* **YOUR TASK**: Print exactly the lines from the first one down to the line that contains "(acuT) -- (acuH);", both included, and skip the pictures.

========================================

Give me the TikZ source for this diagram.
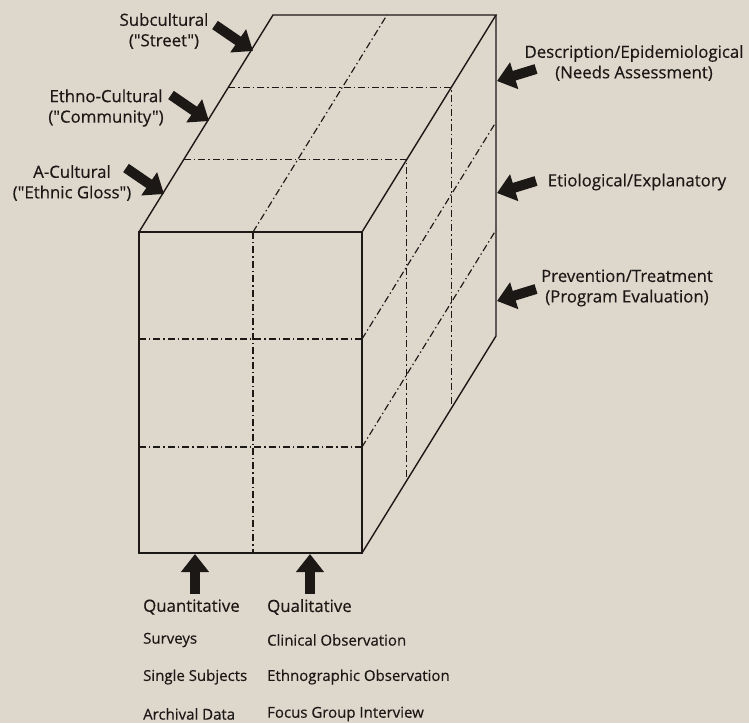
\documentclass[tikz,border=0pt]{standalone}
\usepackage{fontspec}
\newfontfamily\labfont{Open Sans}[FakeBold=0.4]
\usetikzlibrary{arrows.meta,calc}
\definecolor{paper}{RGB}{222,215,204}
\definecolor{ink}{RGB}{28,24,22}
\tikzset{
  edge/.style={draw=ink, line width=1.4pt, line join=miter},
  grid/.style={draw=ink, line width=1.15pt, dash pattern=on 7pt off 3pt on 1.4pt off 3pt},
  blockarrow/.style={draw=ink, line width=10pt, -{Triangle[width=27pt,length=18pt]}},
  lab/.style={text=ink, font=\labfont\fontsize{16.8}{20.5}\selectfont, align=center, inner sep=0pt},
  sub/.style={text=ink, font=\labfont\fontsize{15}{18}\selectfont, anchor=west, inner sep=0pt},
}
\begin{document}
\begin{tikzpicture}[x=1pt,y=-1pt]
\fill[paper] (0,0) rectangle (749,723);
\useasboundingbox (0,0) rectangle (749,723);

% corners of the box: front face and back edges
\coordinate (F1) at (139,232);
\coordinate (F2) at (362,232);
\coordinate (F3) at (362,553);
\coordinate (F4) at (139,553);
\coordinate (B1) at (273,15);
\coordinate (B2) at (496,15);
\coordinate (B3) at (496,336);

% grid lines on the three visible faces
\draw[grid] (253,232) -- (387,15);
\draw[grid] (253,232) -- (253,553);
\draw[grid] (139,339) -- (362,339);
\draw[grid] (139,447) -- (362,447);
\draw[grid] (228.3,87.3) -- (451.3,87.3) -- (451.3,408.3);
\draw[grid] (183.7,159.7) -- (406.7,159.7) -- (406.7,480.7);
\draw[grid] (362,339) -- (496,122);
\draw[grid] (362,447) -- (496,230);

% solid outline
\draw[edge] (F1) -- (F2) -- (F3) -- (F4) -- cycle;
\draw[edge] (F1) -- (B1) -- (B2) -- (F2);
\draw[edge] (B2) -- (B3) -- (F3);

% left labels
\node[lab] (sub) at (164,31) {Subcultural\\("Street")};
\node[lab] (eth) at (106,108) {Ethno-Cultural\\("Community")};
\node[lab] (acu) at (72,183) {A-Cultural\\("Ethnic Gloss")};
\coordinate (subT) at (215,25);  \coordinate (subH) at (253,51);
\coordinate (ethT) at (171,95);  \coordinate (ethH) at (209,121);
\coordinate (acuT) at (126,168); \coordinate (acuH) at (164,194);
\draw[blockarrow] (subT) -- (subH);
\draw[blockarrow] (ethT) -- (ethH);
\draw[blockarrow] (acuT) -- (acuH);

% right labels
\node[lab] (des) at (634,63) {Description/Epidemiological\\(Needs Assessment)};
\node[lab] (eti) at (637,182) {Etiological/Explanatory};
\node[lab] (pre) at (627,288) {Prevention/Treatment\\(Program Evaluation)};
\coordinate (desT) at (536,69);  \coordinate (desH) at (497,81);
\coordinate (etiT) at (536,181); \coordinate (etiH) at (497,193);
\coordinate (preT) at (536,289); \coordinate (preH) at (497,301);
\draw[blockarrow] (desT) -- (desH);
\draw[blockarrow] (etiT) -- (etiH);
\draw[blockarrow] (preT) -- (preH);

% bottom labels
\coordinate (qnT) at (195,594); \coordinate (qnH) at (195,554);
\coordinate (qlT) at (310,594); \coordinate (qlH) at (310,554);
\draw[blockarrow] (qnT) -- (qnH);
\draw[blockarrow] (qlT) -- (qlH);
\node[lab, anchor=west] (qn) at (143,607) {Quantitative};
\node[lab, anchor=west] (ql) at (267,607) {Qualitative};
\node[sub] (s1) at (143,640) {Surveys};
\node[sub] (s2) at (143,677) {Single Subjects};
\node[sub] (s3) at (143,714) {Archival Data};
\node[sub] (c1) at (267,640) {Clinical Observation};
\node[sub] (c2) at (267,677) {Ethnographic Observation};
\node[sub] (c3) at (267,714) {Focus Group Interview};
\end{tikzpicture}
\end{document}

========================================

* **WRITTEN RESPONSE**:
Give me the TikZ source for this diagram.
\documentclass[tikz,border=0pt]{standalone}
\usepackage{fontspec}
\newfontfamily\labfont{Open Sans}[FakeBold=0.4]
\usetikzlibrary{arrows.meta,calc}
\definecolor{paper}{RGB}{222,215,204}
\definecolor{ink}{RGB}{28,24,22}
\tikzset{
  edge/.style={draw=ink, line width=1.4pt, line join=miter},
  grid/.style={draw=ink, line width=1.15pt, dash pattern=on 7pt off 3pt on 1.4pt off 3pt},
  blockarrow/.style={draw=ink, line width=10pt, -{Triangle[width=27pt,length=18pt]}},
  lab/.style={text=ink, font=\labfont\fontsize{16.8}{20.5}\selectfont, align=center, inner sep=0pt},
  sub/.style={text=ink, font=\labfont\fontsize{15}{18}\selectfont, anchor=west, inner sep=0pt},
}
\begin{document}
\begin{tikzpicture}[x=1pt,y=-1pt]
\fill[paper] (0,0) rectangle (749,723);
\useasboundingbox (0,0) rectangle (749,723);

% corners of the box: front face and back edges
\coordinate (F1) at (139,232);
\coordinate (F2) at (362,232);
\coordinate (F3) at (362,553);
\coordinate (F4) at (139,553);
\coordinate (B1) at (273,15);
\coordinate (B2) at (496,15);
\coordinate (B3) at (496,336);

% grid lines on the three visible faces
\draw[grid] (253,232) -- (387,15);
\draw[grid] (253,232) -- (253,553);
\draw[grid] (139,339) -- (362,339);
\draw[grid] (139,447) -- (362,447);
\draw[grid] (228.3,87.3) -- (451.3,87.3) -- (451.3,408.3);
\draw[grid] (183.7,159.7) -- (406.7,159.7) -- (406.7,480.7);
\draw[grid] (362,339) -- (496,122);
\draw[grid] (362,447) -- (496,230);

% solid outline
\draw[edge] (F1) -- (F2) -- (F3) -- (F4) -- cycle;
\draw[edge] (F1) -- (B1) -- (B2) -- (F2);
\draw[edge] (B2) -- (B3) -- (F3);

% left labels
\node[lab] (sub) at (164,31) {Subcultural\\("Street")};
\node[lab] (eth) at (106,108) {Ethno-Cultural\\("Community")};
\node[lab] (acu) at (72,183) {A-Cultural\\("Ethnic Gloss")};
\coordinate (subT) at (215,25);  \coordinate (subH) at (253,51);
\coordinate (ethT) at (171,95);  \coordinate (ethH) at (209,121);
\coordinate (acuT) at (126,168); \coordinate (acuH) at (164,194);
\draw[blockarrow] (subT) -- (subH);
\draw[blockarrow] (ethT) -- (ethH);
\draw[blockarrow] (acuT) -- (acuH);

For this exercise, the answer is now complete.